Copy out the listing that follows, exact in every word, and skip the images.

◆ ◆ ◆ ◆

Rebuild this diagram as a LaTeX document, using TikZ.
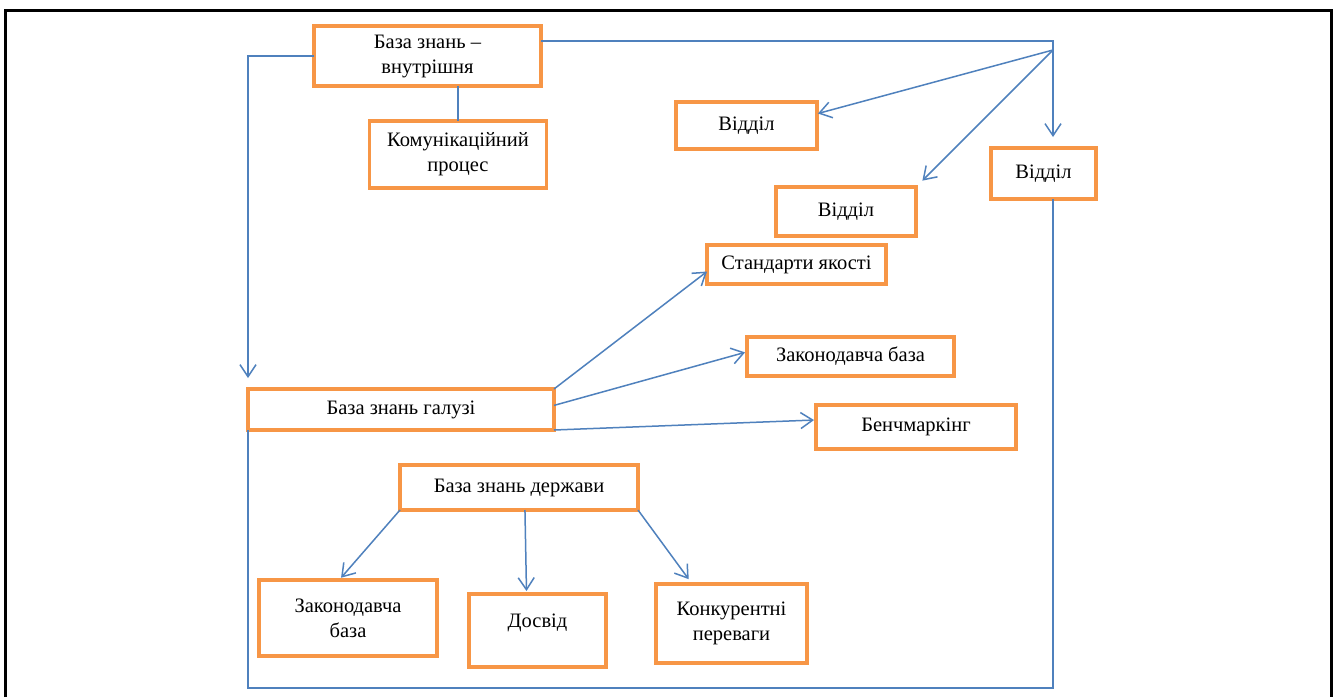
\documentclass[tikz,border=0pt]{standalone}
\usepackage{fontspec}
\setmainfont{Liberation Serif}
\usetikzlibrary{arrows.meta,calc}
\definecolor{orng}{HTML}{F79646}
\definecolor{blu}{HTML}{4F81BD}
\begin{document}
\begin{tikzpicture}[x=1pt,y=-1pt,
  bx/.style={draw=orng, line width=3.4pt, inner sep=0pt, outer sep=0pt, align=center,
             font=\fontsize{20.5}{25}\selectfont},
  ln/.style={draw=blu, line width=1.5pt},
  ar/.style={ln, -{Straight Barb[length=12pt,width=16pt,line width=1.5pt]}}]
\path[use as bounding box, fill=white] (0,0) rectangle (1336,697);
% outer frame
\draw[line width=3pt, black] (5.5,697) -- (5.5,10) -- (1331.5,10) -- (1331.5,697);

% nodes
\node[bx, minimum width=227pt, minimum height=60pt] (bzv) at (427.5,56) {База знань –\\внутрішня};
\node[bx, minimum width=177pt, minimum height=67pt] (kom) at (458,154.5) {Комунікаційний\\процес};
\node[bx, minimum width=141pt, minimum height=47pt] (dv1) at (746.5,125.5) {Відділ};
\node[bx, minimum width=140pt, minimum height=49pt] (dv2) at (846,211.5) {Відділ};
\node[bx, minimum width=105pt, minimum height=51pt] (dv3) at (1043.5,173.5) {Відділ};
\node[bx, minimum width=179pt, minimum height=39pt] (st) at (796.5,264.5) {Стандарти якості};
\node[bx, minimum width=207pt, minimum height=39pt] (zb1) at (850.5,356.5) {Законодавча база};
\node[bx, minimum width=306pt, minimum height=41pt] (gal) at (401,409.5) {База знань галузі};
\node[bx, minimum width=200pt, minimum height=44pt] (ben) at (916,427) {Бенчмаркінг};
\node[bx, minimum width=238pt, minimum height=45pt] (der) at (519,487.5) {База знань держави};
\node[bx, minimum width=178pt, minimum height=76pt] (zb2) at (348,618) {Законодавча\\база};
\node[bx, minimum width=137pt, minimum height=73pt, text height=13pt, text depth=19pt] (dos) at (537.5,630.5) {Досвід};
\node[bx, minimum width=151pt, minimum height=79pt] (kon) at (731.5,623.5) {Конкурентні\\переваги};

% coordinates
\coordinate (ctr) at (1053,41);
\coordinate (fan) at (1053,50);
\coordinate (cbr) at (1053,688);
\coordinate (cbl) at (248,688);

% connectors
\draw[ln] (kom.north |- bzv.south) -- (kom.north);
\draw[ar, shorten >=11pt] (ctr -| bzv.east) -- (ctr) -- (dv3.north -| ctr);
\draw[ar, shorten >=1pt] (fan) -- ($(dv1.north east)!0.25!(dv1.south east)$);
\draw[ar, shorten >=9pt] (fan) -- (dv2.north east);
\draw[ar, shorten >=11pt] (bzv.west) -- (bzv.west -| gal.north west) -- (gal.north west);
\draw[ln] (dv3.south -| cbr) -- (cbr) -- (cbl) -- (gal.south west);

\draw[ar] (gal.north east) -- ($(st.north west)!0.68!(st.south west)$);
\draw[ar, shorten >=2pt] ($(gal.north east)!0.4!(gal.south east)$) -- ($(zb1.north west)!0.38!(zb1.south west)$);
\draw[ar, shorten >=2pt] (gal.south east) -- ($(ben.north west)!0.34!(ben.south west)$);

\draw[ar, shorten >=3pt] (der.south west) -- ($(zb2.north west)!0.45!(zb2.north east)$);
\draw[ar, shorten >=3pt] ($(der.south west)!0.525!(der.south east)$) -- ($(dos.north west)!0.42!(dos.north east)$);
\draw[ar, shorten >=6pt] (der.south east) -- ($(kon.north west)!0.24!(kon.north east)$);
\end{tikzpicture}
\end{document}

◆ ◆ ◆ ◆

#### Exercise response
Rebuild this diagram as a LaTeX document, using TikZ.
\documentclass[tikz,border=0pt]{standalone}
\usepackage{fontspec}
\setmainfont{Liberation Serif}
\usetikzlibrary{arrows.meta,calc}
\definecolor{orng}{HTML}{F79646}
\definecolor{blu}{HTML}{4F81BD}
\begin{document}
\begin{tikzpicture}[x=1pt,y=-1pt,
  bx/.style={draw=orng, line width=3.4pt, inner sep=0pt, outer sep=0pt, align=center,
             font=\fontsize{20.5}{25}\selectfont},
  ln/.style={draw=blu, line width=1.5pt},
  ar/.style={ln, -{Straight Barb[length=12pt,width=16pt,line width=1.5pt]}}]
\path[use as bounding box, fill=white] (0,0) rectangle (1336,697);
% outer frame
\draw[line width=3pt, black] (5.5,697) -- (5.5,10) -- (1331.5,10) -- (1331.5,697);

% nodes
\node[bx, minimum width=227pt, minimum height=60pt] (bzv) at (427.5,56) {База знань –\\внутрішня};
\node[bx, minimum width=177pt, minimum height=67pt] (kom) at (458,154.5) {Комунікаційний\\процес};
\node[bx, minimum width=141pt, minimum height=47pt] (dv1) at (746.5,125.5) {Відділ};
\node[bx, minimum width=140pt, minimum height=49pt] (dv2) at (846,211.5) {Відділ};
\node[bx, minimum width=105pt, minimum height=51pt] (dv3) at (1043.5,173.5) {Відділ};
\node[bx, minimum width=179pt, minimum height=39pt] (st) at (796.5,264.5) {Стандарти якості};
\node[bx, minimum width=207pt, minimum height=39pt] (zb1) at (850.5,356.5) {Законодавча база};
\node[bx, minimum width=306pt, minimum height=41pt] (gal) at (401,409.5) {База знань галузі};
\node[bx, minimum width=200pt, minimum height=44pt] (ben) at (916,427) {Бенчмаркінг};
\node[bx, minimum width=238pt, minimum height=45pt] (der) at (519,487.5) {База знань держави};
\node[bx, minimum width=178pt, minimum height=76pt] (zb2) at (348,618) {Законодавча\\база};
\node[bx, minimum width=137pt, minimum height=73pt, text height=13pt, text depth=19pt] (dos) at (537.5,630.5) {Досвід};
\node[bx, minimum width=151pt, minimum height=79pt] (kon) at (731.5,623.5) {Конкурентні\\переваги};

% coordinates
\coordinate (ctr) at (1053,41);
\coordinate (fan) at (1053,50);
\coordinate (cbr) at (1053,688);
\coordinate (cbl) at (248,688);

% connectors
\draw[ln] (kom.north |- bzv.south) -- (kom.north);
\draw[ar, shorten >=11pt] (ctr -| bzv.east) -- (ctr) -- (dv3.north -| ctr);
\draw[ar, shorten >=1pt] (fan) -- ($(dv1.north east)!0.25!(dv1.south east)$);
\draw[ar, shorten >=9pt] (fan) -- (dv2.north east);
\draw[ar, shorten >=11pt] (bzv.west) -- (bzv.west -| gal.north west) -- (gal.north west);
\draw[ln] (dv3.south -| cbr) -- (cbr) -- (cbl) -- (gal.south west);

\draw[ar] (gal.north east) -- ($(st.north west)!0.68!(st.south west)$);
\draw[ar, shorten >=2pt] ($(gal.north east)!0.4!(gal.south east)$) -- ($(zb1.north west)!0.38!(zb1.south west)$);
\draw[ar, shorten >=2pt] (gal.south east) -- ($(ben.north west)!0.34!(ben.south west)$);

\draw[ar, shorten >=3pt] (der.south west) -- ($(zb2.north west)!0.45!(zb2.north east)$);
\draw[ar, shorten >=3pt] ($(der.south west)!0.525!(der.south east)$) -- ($(dos.north west)!0.42!(dos.north east)$);
\draw[ar, shorten >=6pt] (der.south east) -- ($(kon.north west)!0.24!(kon.north east)$);
\end{tikzpicture}
\end{document}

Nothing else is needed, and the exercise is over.